- _The request_: Reproduce each line of the material exactly, minus any picture.

━━━ Source data

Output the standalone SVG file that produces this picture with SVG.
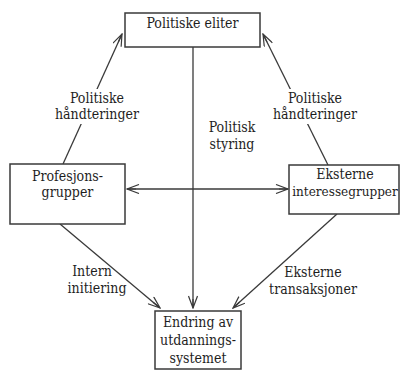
<svg xmlns="http://www.w3.org/2000/svg" width="403" height="370" viewBox="0 0 403 370">
<style>
  .box { fill: #fff; stroke: #3a3a3a; stroke-width: 1.5; }
  .t { font-family: "DejaVu Serif Condensed", "Liberation Serif", serif; font-size: 14px; fill: #1e1e1e; text-anchor: middle; }
  .ln { stroke: #3a3a3a; stroke-width: 1.3; fill: none; }
  .bg { fill: #fff; }
</style>
<defs>
  <marker id="ah" viewBox="0 0 14 10" refX="13" refY="5" markerWidth="14" markerHeight="10" markerUnits="userSpaceOnUse" orient="auto-start-reverse">
    <path d="M1,0.5 L13,5 L1,9.5 M4,5 L13,5" fill="none" stroke="#3a3a3a" stroke-width="1.2"/>
  </marker>
</defs>
<rect width="403" height="370" fill="#fff"/>
<g id="connectors">
  <line class="ln" x1="193" y1="47" x2="193" y2="308" marker-end="url(#ah)"/>
  <line class="ln" x1="63" y1="164" x2="122" y2="34" marker-end="url(#ah)"/>
  <line class="ln" x1="328" y1="165" x2="263" y2="34" marker-end="url(#ah)"/>
  <line class="ln" x1="127" y1="189" x2="288" y2="189" marker-start="url(#ah)" marker-end="url(#ah)"/>
  <line class="ln" x1="60" y1="224" x2="160" y2="308" marker-end="url(#ah)"/>
  <line class="ln" x1="337" y1="214" x2="233" y2="308" marker-end="url(#ah)"/>
</g>
<g id="labels">
  <rect class="bg" x="55" y="89" width="84" height="35"/>
  <text class="t" x="97" y="103">Politiske</text>
  <text class="t" x="97" y="119">håndteringer</text>
  <rect class="bg" x="273" y="89" width="84" height="35"/>
  <text class="t" x="315" y="103">Politiske</text>
  <text class="t" x="315" y="119">håndteringer</text>
  <text class="t" x="232" y="132">Politisk</text>
  <text class="t" x="232" y="149">styring</text>
  <text class="t" x="92" y="276">Intern</text>
  <text class="t" x="97" y="293">initiering</text>
  <text class="t" x="313" y="277">Eksterne</text>
  <text class="t" x="313" y="294">transaksjoner</text>
</g>
<g id="n-eliter">
  <rect class="box" x="125" y="13" width="135" height="34"/>
  <text class="t" x="192.5" y="28">Politiske eliter</text>
</g>
<g id="n-profesjon">
  <rect class="box" x="10" y="164" width="115" height="60"/>
  <text class="t" x="67.5" y="181">Profesjons-</text>
  <text class="t" x="67.5" y="197">grupper</text>
</g>
<g id="n-eksterne">
  <rect class="box" x="289" y="165" width="110" height="49"/>
  <text class="t" x="345" y="179">Eksterne</text>
  <text class="t" x="345" y="196" style="font-size:13.4px">interessegrupper</text>
</g>
<g id="n-endring">
  <rect class="box" x="155" y="311" width="86" height="58"/>
  <text class="t" x="198" y="327">Endring av</text>
  <text class="t" x="198" y="345">utdannings-</text>
  <text class="t" x="198" y="363">systemet</text>
</g>
</svg>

━━━━━━

- _Task solution_:
Output the standalone SVG file that produces this picture with SVG.
<svg xmlns="http://www.w3.org/2000/svg" width="403" height="370" viewBox="0 0 403 370">
<style>
  .box { fill: #fff; stroke: #3a3a3a; stroke-width: 1.5; }
  .t { font-family: "DejaVu Serif Condensed", "Liberation Serif", serif; font-size: 14px; fill: #1e1e1e; text-anchor: middle; }
  .ln { stroke: #3a3a3a; stroke-width: 1.3; fill: none; }
  .bg { fill: #fff; }
</style>
<defs>
  <marker id="ah" viewBox="0 0 14 10" refX="13" refY="5" markerWidth="14" markerHeight="10" markerUnits="userSpaceOnUse" orient="auto-start-reverse">
    <path d="M1,0.5 L13,5 L1,9.5 M4,5 L13,5" fill="none" stroke="#3a3a3a" stroke-width="1.2"/>
  </marker>
</defs>
<rect width="403" height="370" fill="#fff"/>
<g id="connectors">
  <line class="ln" x1="193" y1="47" x2="193" y2="308" marker-end="url(#ah)"/>
  <line class="ln" x1="63" y1="164" x2="122" y2="34" marker-end="url(#ah)"/>
  <line class="ln" x1="328" y1="165" x2="263" y2="34" marker-end="url(#ah)"/>
  <line class="ln" x1="127" y1="189" x2="288" y2="189" marker-start="url(#ah)" marker-end="url(#ah)"/>
  <line class="ln" x1="60" y1="224" x2="160" y2="308" marker-end="url(#ah)"/>
  <line class="ln" x1="337" y1="214" x2="233" y2="308" marker-end="url(#ah)"/>
</g>
<g id="labels">
  <rect class="bg" x="55" y="89" width="84" height="35"/>
  <text class="t" x="97" y="103">Politiske</text>
  <text class="t" x="97" y="119">håndteringer</text>
  <rect class="bg" x="273" y="89" width="84" height="35"/>
  <text class="t" x="315" y="103">Politiske</text>
  <text class="t" x="315" y="119">håndteringer</text>
  <text class="t" x="232" y="132">Politisk</text>
  <text class="t" x="232" y="149">styring</text>
  <text class="t" x="92" y="276">Intern</text>
  <text class="t" x="97" y="293">initiering</text>
  <text class="t" x="313" y="277">Eksterne</text>
  <text class="t" x="313" y="294">transaksjoner</text>
</g>
<g id="n-eliter">
  <rect class="box" x="125" y="13" width="135" height="34"/>
  <text class="t" x="192.5" y="28">Politiske eliter</text>
</g>
<g id="n-profesjon">
  <rect class="box" x="10" y="164" width="115" height="60"/>
  <text class="t" x="67.5" y="181">Profesjons-</text>
  <text class="t" x="67.5" y="197">grupper</text>
</g>
<g id="n-eksterne">
  <rect class="box" x="289" y="165" width="110" height="49"/>
  <text class="t" x="345" y="179">Eksterne</text>
  <text class="t" x="345" y="196" style="font-size:13.4px">interessegrupper</text>
</g>
<g id="n-endring">
  <rect class="box" x="155" y="311" width="86" height="58"/>
  <text class="t" x="198" y="327">Endring av</text>
  <text class="t" x="198" y="345">utdannings-</text>
  <text class="t" x="198" y="363">systemet</text>
</g>
</svg>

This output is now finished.